___ DATASET EXCERPTS ___

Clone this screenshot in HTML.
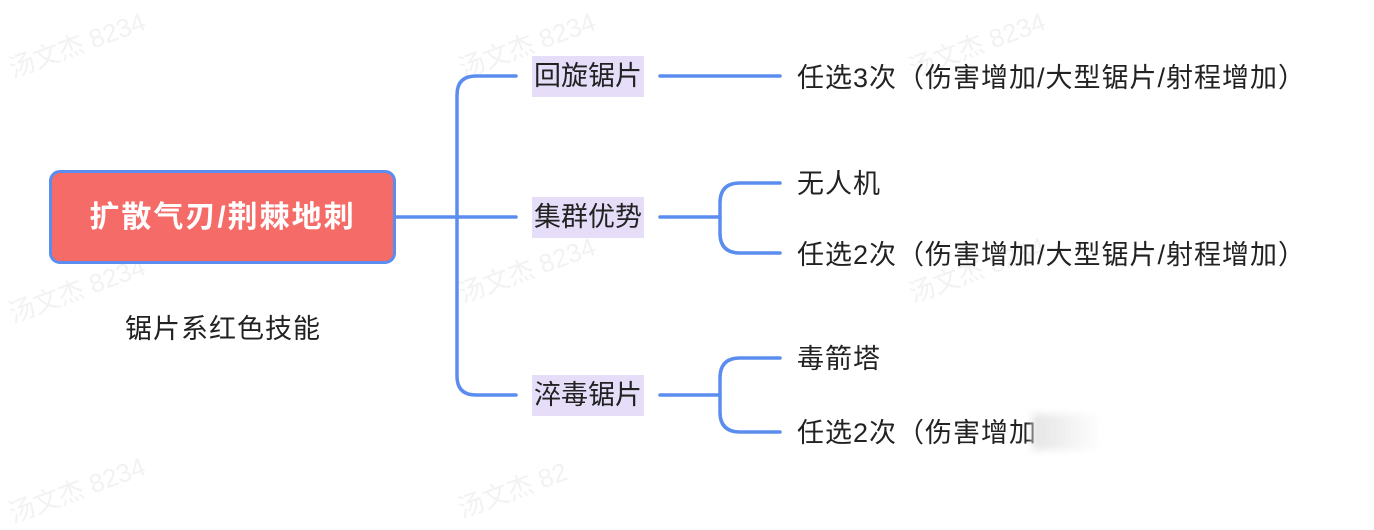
<!DOCTYPE html>
<html><head><meta charset="utf-8"><style>
body{margin:0;width:1374px;height:508px;background:#fff;position:relative;overflow:hidden;font-family:"Liberation Sans","Noto Sans CJK SC",sans-serif;color:#222;}
.t{position:absolute;font-size:27px;line-height:30px;white-space:nowrap;letter-spacing:1px;}
.lb{position:absolute;background:#e6def9;font-size:27px;line-height:41px;height:41px;text-align:center;width:112px;white-space:nowrap;}
.wm{position:absolute;color:#f2f2f2;font-size:26px;transform:rotate(-20deg);white-space:nowrap;}
</style></head><body>
<div class="wm" style="left:5px;top:25px">汤文杰 8234</div>
<div class="wm" style="left:455px;top:25px">汤文杰 8234</div>
<div class="wm" style="left:905px;top:25px">汤文杰 8234</div>
<div class="wm" style="left:5px;top:270px">汤文杰 8234</div>
<div class="wm" style="left:455px;top:250px">汤文杰 8234</div>
<div class="wm" style="left:905px;top:250px">汤文杰 8234</div>
<div class="wm" style="left:5px;top:470px">汤文杰 8234</div>
<div class="wm" style="left:455px;top:470px">汤文杰 82</div>
<svg width="1374" height="508" style="position:absolute;left:0;top:0">
<g fill="none" stroke="#5b8def" stroke-width="3.5" stroke-linecap="round">
<path d="M396 217 H516"/>
<path d="M516 76 H476 Q457 76 457 95 V376 Q457 395 476 395 H516"/>
<path d="M660 76 H780"/>
<path d="M660 217 H720"/>
<path d="M780 183 H740 Q720 183 720 203 V233 Q720 253 740 253 H780"/>
<path d="M660 395 H720"/>
<path d="M780 358 H740 Q720 358 720 378 V412 Q720 432 740 432 H780"/>
</g>
</svg>
<div style="position:absolute;left:49px;top:170px;width:341px;height:88px;background:#f56b67;border:3px solid #5b8def;border-radius:11px;color:#fff;font-weight:bold;font-size:30px;letter-spacing:2px;line-height:90px;text-align:center;white-space:nowrap;">扩散气刃/荆棘地刺</div>
<div class="t" style="left:125px;top:314px">锯片系红色技能</div>
<div class="lb" style="left:532px;top:56px">回旋锯片</div>
<div class="lb" style="left:532px;top:197px">集群优势</div>
<div class="lb" style="left:532px;top:375px">淬毒锯片</div>
<div class="t" style="left:797px;top:63px">任选3次（伤害增加/大型锯片/射程增加）</div>
<div class="t" style="left:797px;top:169px">无人机</div>
<div class="t" style="left:797px;top:240px">任选2次（伤害增加/大型锯片/射程增加）</div>
<div class="t" style="left:797px;top:344px">毒箭塔</div>
<div class="t" style="left:797px;top:418px">任选2次（伤害增加</div>
<div style="position:absolute;left:1032px;top:414px;width:70px;height:36px;background:linear-gradient(90deg,rgba(225,225,225,0.9),rgba(255,255,255,0));filter:blur(4px);"></div>
</body></html>
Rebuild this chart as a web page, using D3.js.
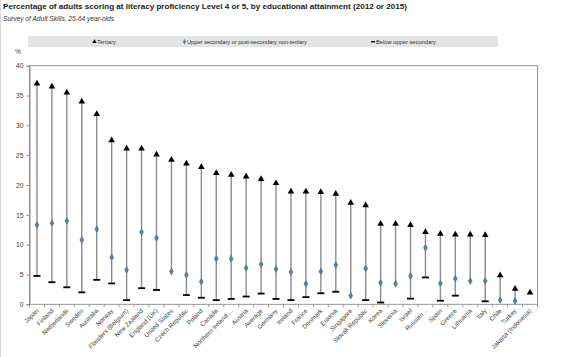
<!DOCTYPE html>
<html>
<head>
<meta charset="utf-8">
<script src="https://cdn.jsdelivr.net/npm/d3@7"></script>
<style>
  html, body { margin: 0; padding: 0; background: #fff; }
  svg { display: block; font-family: "Liberation Sans", Arial, sans-serif; }
</style>
</head>
<body>
<svg id="chart" width="564" height="357"></svg>
<script>
const countries = ["Japan","Finland","Netherlands","Sweden","Australia","Norway","Flanders (Belgium)","New Zealand","England (UK)","United States","Czech Republic","Poland","Canada","Northern Ireland ...","Austria","Average","Germany","Ireland","France","Denmark","Estonia","Singapore","Slovak Republic","Korea","Slovenia","Israel","Russian...","Spain","Greece","Lithuania","Italy","Chile","Turkey","Jakarta (Indonesia)"];
const tertiary = [37.0,36.5,35.5,34.0,31.9,27.5,26.1,26.1,25.1,24.2,23.6,23.0,22.0,21.7,21.4,21.0,20.3,18.9,18.9,18.8,18.5,17.0,16.6,13.5,13.5,13.3,12.1,11.8,11.7,11.7,11.6,4.85,2.6,1.95];
const upperSecondary = [13.3,13.6,14.0,10.8,12.6,7.9,5.75,12.1,11.1,5.5,4.9,3.8,7.65,7.65,6.1,6.7,5.9,5.4,3.45,5.5,6.6,1.45,6.0,3.6,3.45,4.75,9.5,3.5,4.3,3.9,3.9,0.7,0.55,null];
const belowUpper = [4.75,3.7,2.85,2.0,4.1,3.5,0.7,2.7,2.4,null,1.55,1.1,0.7,0.9,1.3,1.8,0.9,0.7,1.2,1.85,2.1,null,0.7,0.3,null,0.95,4.5,0.6,1.45,null,0.5,null,null,null];
const yTicks = [0,5,10,15,20,25,30,35,40];
const legendLabels = ["Tertiary","Upper secondary or post-secondary non-tertiary","Below upper secondary"];

const svg = d3.select("#chart");
const L = 29.5, R = 537.5, T = 65.7, B = 304.3;

const x = d3.scaleBand().domain(countries).range([L, R]).padding(0);
const y = d3.scaleLinear().domain([0, 40]).range([B, T]);

// page left border
svg.append("line").attr("x1",0.5).attr("x2",0.5).attr("y1",0).attr("y2",357).attr("stroke","#d8d8d8");

// Title
svg.append("text").attr("x",3).attr("y",9).attr("font-size",8.1).attr("font-weight","bold").attr("fill","#1a1a1a")
  .text("Percentage of adults scoring at literacy proficiency Level 4 or 5, by educational attainment (2012 or 2015)");
svg.append("text").attr("x",3).attr("y",21).attr("font-size",6.6).attr("font-style","italic").attr("fill","#333")
  .text("Survey of Adult Skills, 25-64 year-olds");

// Legend
svg.append("rect").attr("x",28).attr("y",36).attr("width",470).attr("height",11).attr("fill","#e4e4e4");
const lg = svg.append("g").attr("font-size",5.8).attr("fill","#333");
lg.append("path").attr("d", d3.symbol(d3.symbolTriangle, 9)()).attr("transform","translate(94.5,41.8)").attr("fill","#000");
lg.append("text").attr("x",97).attr("y",44).text(legendLabels[0]);
lg.append("path").attr("d", d3.symbol(d3.symbolDiamond, 9)()).attr("transform","translate(184.5,41.7)").attr("fill","#5a7aa5");
lg.append("text").attr("x",187).attr("y",44).attr("textLength",120).text(legendLabels[1]);
lg.append("rect").attr("x",371).attr("y",41).attr("width",4).attr("height",1.4).attr("fill","#000");
lg.append("text").attr("x",376).attr("y",44).attr("textLength",60).text(legendLabels[2]);

// % label
svg.append("text").attr("x",15).attr("y",54).attr("font-size",6.5).attr("fill","#444").text("%");

// Plot frame
svg.append("rect").attr("x",L).attr("y",T).attr("width",R-L).attr("height",B-T)
  .attr("fill","none").attr("stroke","#8a8a8a").attr("stroke-width",0.9);

// Y axis
const yAxis = d3.axisLeft(y).tickValues(yTicks).tickSize(3).tickPadding(3);
const gy = svg.append("g").attr("transform",`translate(${L},0)`).call(yAxis);
gy.select(".domain").attr("stroke","#8a8a8a");
gy.selectAll(".tick line").attr("stroke","#8a8a8a");
gy.selectAll(".tick text").attr("font-size",6.8).attr("fill","#444").attr("font-family","Liberation Sans, Arial, sans-serif");

// X axis ticks at category boundaries
const gx = svg.append("g");
gx.selectAll("line").data(countries).enter().append("line")
  .attr("x1", d => x(d) + x.bandwidth()).attr("x2", d => x(d) + x.bandwidth())
  .attr("y1", B).attr("y2", B + 3).attr("stroke","#8a8a8a").attr("stroke-width",0.8);
gx.append("line").attr("x1",L).attr("x2",L).attr("y1",B).attr("y2",B+3).attr("stroke","#8a8a8a").attr("stroke-width",0.8);

// X labels
gx.selectAll("text").data(countries).enter().append("text")
  .attr("transform", d => `translate(${x(d) + x.bandwidth()/2 + 2},${B + 7}) rotate(-45)`)
  .attr("text-anchor","end").attr("font-size",6.3).attr("fill","#444")
  .text(d => d);

// Data rows
const rows = countries.map((c, i) => ({c, t: tertiary[i], u: upperSecondary[i], b: belowUpper[i]}));

// Connector lines
svg.append("g").selectAll("line").data(rows).enter().append("line")
  .attr("x1", d => x(d.c) + x.bandwidth()/2).attr("x2", d => x(d.c) + x.bandwidth()/2)
  .attr("y1", d => y(d.t))
  .attr("y2", d => {
    const vals = [d.t, d.u, d.b].filter(v => v != null);
    return y(d3.min(vals));
  })
  .attr("stroke","#8c8c8c").attr("stroke-width",1.4);

// Below upper secondary dashes
svg.append("g").selectAll("rect").data(rows.filter(d => d.b != null)).enter().append("rect")
  .attr("x", d => x(d.c) + x.bandwidth()/2 - 3.5).attr("y", d => y(d.b) - 0.9)
  .attr("width",7).attr("height",1.8).attr("fill","#000");

// Upper secondary diamonds
svg.append("g").selectAll("path").data(rows.filter(d => d.u != null)).enter().append("path")
  .attr("d", d3.symbol(d3.symbolDiamond, 18)())
  .attr("transform", d => `translate(${x(d.c) + x.bandwidth()/2},${y(d.u)})`)
  .attr("fill","#5a7aa5");

// Tertiary triangles
svg.append("g").selectAll("path").data(rows).enter().append("path")
  .attr("d", d3.symbol(d3.symbolTriangle, 19)())
  .attr("transform", d => `translate(${x(d.c) + x.bandwidth()/2},${y(d.t)})`)
  .attr("fill","#000");
</script>
</body>
</html>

___

▸ **WHAT YOU NEED TO DO**
Can you give again only the lines between the one containing "Rebuild this chart" and the one containing "const y = d3.scaleLinear().domain([0, 40]).range([B, T]);", counting both, exactly as they appear and without any pictures?

▸ **THE RESPONSE**
Rebuild this chart as a web page, using D3.js.
<!DOCTYPE html>
<html>
<head>
<meta charset="utf-8">
<script src="https://cdn.jsdelivr.net/npm/d3@7"></script>
<style>
  html, body { margin: 0; padding: 0; background: #fff; }
  svg { display: block; font-family: "Liberation Sans", Arial, sans-serif; }
</style>
</head>
<body>
<svg id="chart" width="564" height="357"></svg>
<script>
const countries = ["Japan","Finland","Netherlands","Sweden","Australia","Norway","Flanders (Belgium)","New Zealand","England (UK)","United States","Czech Republic","Poland","Canada","Northern Ireland ...","Austria","Average","Germany","Ireland","France","Denmark","Estonia","Singapore","Slovak Republic","Korea","Slovenia","Israel","Russian...","Spain","Greece","Lithuania","Italy","Chile","Turkey","Jakarta (Indonesia)"];
const tertiary = [37.0,36.5,35.5,34.0,31.9,27.5,26.1,26.1,25.1,24.2,23.6,23.0,22.0,21.7,21.4,21.0,20.3,18.9,18.9,18.8,18.5,17.0,16.6,13.5,13.5,13.3,12.1,11.8,11.7,11.7,11.6,4.85,2.6,1.95];
const upperSecondary = [13.3,13.6,14.0,10.8,12.6,7.9,5.75,12.1,11.1,5.5,4.9,3.8,7.65,7.65,6.1,6.7,5.9,5.4,3.45,5.5,6.6,1.45,6.0,3.6,3.45,4.75,9.5,3.5,4.3,3.9,3.9,0.7,0.55,null];
const belowUpper = [4.75,3.7,2.85,2.0,4.1,3.5,0.7,2.7,2.4,null,1.55,1.1,0.7,0.9,1.3,1.8,0.9,0.7,1.2,1.85,2.1,null,0.7,0.3,null,0.95,4.5,0.6,1.45,null,0.5,null,null,null];
const yTicks = [0,5,10,15,20,25,30,35,40];
const legendLabels = ["Tertiary","Upper secondary or post-secondary non-tertiary","Below upper secondary"];

const svg = d3.select("#chart");
const L = 29.5, R = 537.5, T = 65.7, B = 304.3;

const x = d3.scaleBand().domain(countries).range([L, R]).padding(0);
const y = d3.scaleLinear().domain([0, 40]).range([B, T]);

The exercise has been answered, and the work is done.